Why did you choose a Spac? Vita: The Spac was structured by one of our counterparties, Canaccord Genuity. It was its first cannabis Spac and incredibly efficient. We elected to go that route because it was the fastest way to actually capitalize the business and it checked all the boxes, giving us access to a senior exchange and enhancing our relationship with one of the most important counterparties in the cannabis market from a financial services perspective.
Gary Santo, vice president of IR, Columbia Care
What advice do you have for other IR professionals when it comes to using a Spac? Santo: In a typical IPO, you are putting systems in place, refining your story and actively marketing months before your stock goes live. With a Spac, there is limited market momentum because of the lack of marketing, so you are left to build out your program in real time with an active stock. You need to move a lot faster, with a strong understanding of your business model and long-term strategy so you can quickly identify investors and engage them in meaningful dialogue, making up for lost time.
How is the investor base of a US cannabis company different from other companies? Santo: The emerging US cannabis sector requires a more growth-oriented investor base that is patient and willing to endure not only the regulatory complexities, but also the need for companies to expend capital in order to achieve scale and profitability. Institutions typically fit this description, but regulatory overhang is preventing a lot of shops from jumping in, and retail investors have taken their place. Retail investors require a different type of support and messaging. They tend to look to digital and social media outlets for their information, so the channel you communicate through is almost as important as the message, and maintaining corporate visibility is key.
What is the biggest IR mistake a cannabis company could make? Santo: Not taking the time to cultivate an investor base better aligned with the strategy and growth trajectory of the business. The current lack of liquidity in the market is indicative of an inherent mismatch in shareholder bases.
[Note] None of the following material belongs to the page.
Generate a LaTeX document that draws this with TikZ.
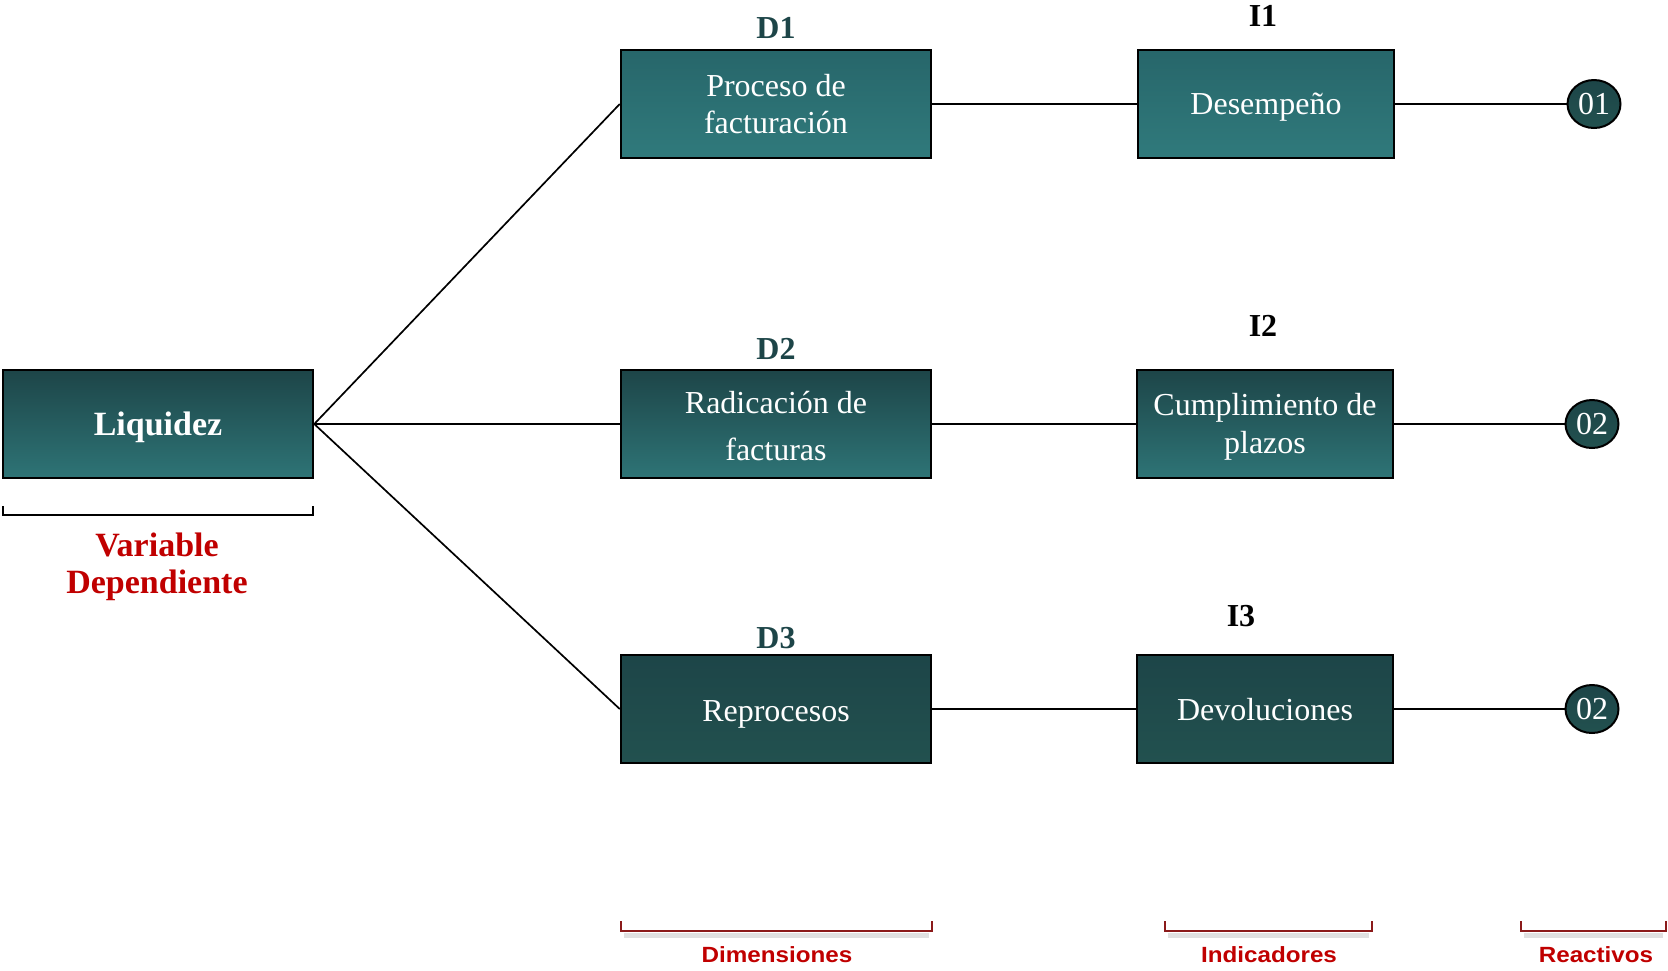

Unfortunately, a number of companies assumed retail investors would act like their institutional counterparts and, in the face of headwinds, demonstrate a flight to quality, when instead they took a broad-brush approach to the industry. A large contributor to the pullback we have seen can be traced to the tendency of companies in this space to over-promise and under-deliver. It’s the most basic of rules first taught in investor relations, but one that is often forgotten in cannabis. You need to develop a cadence to accompany your message and make sure it showcases the strength of your management team, its clear vision and ability to deliver.
What are you doing on the institutional investor front to lay the groundwork for the future? Santo: Lots of early-stage meetings. In some cases, we are meeting with institutions that are not only working through the usual corporate analysis, but also wrestling with the regulatory aspects and trying to determine whether they are able to even invest in a US cannabis company. We are being strategic in our targeting and tactical in deploying senior management to ensure we are as efficient with everyone’s time as we can be and providing reliable metrics that these institutions have come to expect. The more we can explain Columbia Care in the vernacular, the better the chance of gaining traction. It’s about remaining front of mind so that when they are ready, Columbia Care is the stock they will want to add to their portfolio.